[Start of INPUT ROWS]

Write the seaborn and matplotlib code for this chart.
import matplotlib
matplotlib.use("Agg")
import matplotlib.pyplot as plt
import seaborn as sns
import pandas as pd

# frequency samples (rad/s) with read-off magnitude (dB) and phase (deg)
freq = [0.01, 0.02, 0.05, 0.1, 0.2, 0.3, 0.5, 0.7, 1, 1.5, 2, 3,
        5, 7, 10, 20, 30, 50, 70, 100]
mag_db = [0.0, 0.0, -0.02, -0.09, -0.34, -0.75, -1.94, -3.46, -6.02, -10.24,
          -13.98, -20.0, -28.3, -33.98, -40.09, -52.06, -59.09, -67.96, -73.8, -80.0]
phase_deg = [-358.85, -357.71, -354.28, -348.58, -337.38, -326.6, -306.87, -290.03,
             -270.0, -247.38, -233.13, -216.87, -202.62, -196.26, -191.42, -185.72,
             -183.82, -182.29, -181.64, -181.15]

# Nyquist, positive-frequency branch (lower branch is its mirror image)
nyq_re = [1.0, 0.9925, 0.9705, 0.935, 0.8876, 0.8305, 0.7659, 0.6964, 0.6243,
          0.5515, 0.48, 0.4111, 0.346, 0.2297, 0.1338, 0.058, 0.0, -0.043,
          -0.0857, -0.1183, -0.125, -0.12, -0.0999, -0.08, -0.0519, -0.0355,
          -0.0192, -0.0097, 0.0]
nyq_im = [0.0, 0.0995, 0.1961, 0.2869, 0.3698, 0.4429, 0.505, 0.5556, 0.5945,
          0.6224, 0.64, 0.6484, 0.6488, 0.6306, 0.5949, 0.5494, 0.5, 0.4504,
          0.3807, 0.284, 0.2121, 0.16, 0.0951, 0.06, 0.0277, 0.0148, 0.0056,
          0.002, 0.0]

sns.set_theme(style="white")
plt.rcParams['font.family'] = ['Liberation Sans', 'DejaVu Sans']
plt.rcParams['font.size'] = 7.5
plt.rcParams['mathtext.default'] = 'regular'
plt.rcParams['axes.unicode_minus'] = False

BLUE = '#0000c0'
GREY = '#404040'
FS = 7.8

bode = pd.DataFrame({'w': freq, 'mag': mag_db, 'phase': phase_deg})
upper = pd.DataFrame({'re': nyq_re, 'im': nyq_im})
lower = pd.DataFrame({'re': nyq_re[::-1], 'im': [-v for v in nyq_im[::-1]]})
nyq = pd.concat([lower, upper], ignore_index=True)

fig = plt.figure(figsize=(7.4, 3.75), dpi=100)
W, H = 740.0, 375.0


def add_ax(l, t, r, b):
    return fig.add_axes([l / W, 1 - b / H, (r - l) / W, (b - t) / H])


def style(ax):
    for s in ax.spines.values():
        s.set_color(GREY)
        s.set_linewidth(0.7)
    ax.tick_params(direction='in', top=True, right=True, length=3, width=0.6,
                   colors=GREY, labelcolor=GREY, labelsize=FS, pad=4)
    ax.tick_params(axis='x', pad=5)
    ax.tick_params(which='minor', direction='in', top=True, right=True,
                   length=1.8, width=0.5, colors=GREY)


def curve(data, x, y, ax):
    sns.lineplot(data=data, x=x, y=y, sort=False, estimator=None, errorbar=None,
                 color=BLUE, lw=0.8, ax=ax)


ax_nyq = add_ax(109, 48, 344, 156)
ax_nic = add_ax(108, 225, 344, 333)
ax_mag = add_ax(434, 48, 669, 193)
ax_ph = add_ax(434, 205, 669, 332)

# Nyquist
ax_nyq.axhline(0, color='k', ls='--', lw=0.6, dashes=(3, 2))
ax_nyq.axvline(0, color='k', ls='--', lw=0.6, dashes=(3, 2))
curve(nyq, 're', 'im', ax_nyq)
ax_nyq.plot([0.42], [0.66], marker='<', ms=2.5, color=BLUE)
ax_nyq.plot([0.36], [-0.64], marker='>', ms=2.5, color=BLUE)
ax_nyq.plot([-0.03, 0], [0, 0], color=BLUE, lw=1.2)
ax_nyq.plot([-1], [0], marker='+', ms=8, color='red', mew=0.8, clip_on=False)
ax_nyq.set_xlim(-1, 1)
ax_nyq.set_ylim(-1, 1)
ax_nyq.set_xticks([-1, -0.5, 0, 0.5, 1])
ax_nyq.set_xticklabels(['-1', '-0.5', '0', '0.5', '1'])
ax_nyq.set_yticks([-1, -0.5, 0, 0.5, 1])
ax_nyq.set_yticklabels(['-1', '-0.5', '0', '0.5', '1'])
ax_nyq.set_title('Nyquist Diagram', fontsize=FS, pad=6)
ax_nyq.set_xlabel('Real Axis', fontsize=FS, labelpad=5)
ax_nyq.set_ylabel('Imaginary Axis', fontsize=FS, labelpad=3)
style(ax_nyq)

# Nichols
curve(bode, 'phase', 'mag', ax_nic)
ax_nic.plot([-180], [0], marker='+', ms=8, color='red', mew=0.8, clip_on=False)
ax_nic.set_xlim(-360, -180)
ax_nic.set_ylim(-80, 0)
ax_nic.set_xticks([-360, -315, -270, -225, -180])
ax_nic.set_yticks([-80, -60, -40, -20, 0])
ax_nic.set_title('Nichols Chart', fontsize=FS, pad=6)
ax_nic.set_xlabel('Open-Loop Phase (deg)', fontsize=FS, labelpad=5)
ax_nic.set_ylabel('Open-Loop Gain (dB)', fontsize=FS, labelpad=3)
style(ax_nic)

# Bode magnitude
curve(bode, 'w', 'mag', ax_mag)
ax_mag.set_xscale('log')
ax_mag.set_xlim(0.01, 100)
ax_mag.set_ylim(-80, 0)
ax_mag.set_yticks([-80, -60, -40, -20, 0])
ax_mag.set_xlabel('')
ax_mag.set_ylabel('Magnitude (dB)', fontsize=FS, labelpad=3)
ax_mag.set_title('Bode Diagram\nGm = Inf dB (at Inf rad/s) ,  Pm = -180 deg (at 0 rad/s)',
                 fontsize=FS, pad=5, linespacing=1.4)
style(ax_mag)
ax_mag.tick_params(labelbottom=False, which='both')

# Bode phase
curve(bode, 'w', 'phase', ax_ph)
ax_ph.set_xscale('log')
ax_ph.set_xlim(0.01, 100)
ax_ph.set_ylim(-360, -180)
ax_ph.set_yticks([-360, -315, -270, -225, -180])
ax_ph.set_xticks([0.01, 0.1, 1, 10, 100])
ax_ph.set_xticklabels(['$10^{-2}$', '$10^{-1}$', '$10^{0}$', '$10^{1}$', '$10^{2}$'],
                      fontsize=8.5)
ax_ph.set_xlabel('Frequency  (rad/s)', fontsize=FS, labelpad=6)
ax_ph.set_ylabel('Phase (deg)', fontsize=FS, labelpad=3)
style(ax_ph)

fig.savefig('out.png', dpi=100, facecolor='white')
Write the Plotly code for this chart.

[End of INPUT ROWS]

*PROBLEM REQUIREMENTS*
In the entries above, identify every line with the string "Write".

*RESPONSE TO THIS TASK*
Write the seaborn and matplotlib code for this chart.
Write the Plotly code for this chart.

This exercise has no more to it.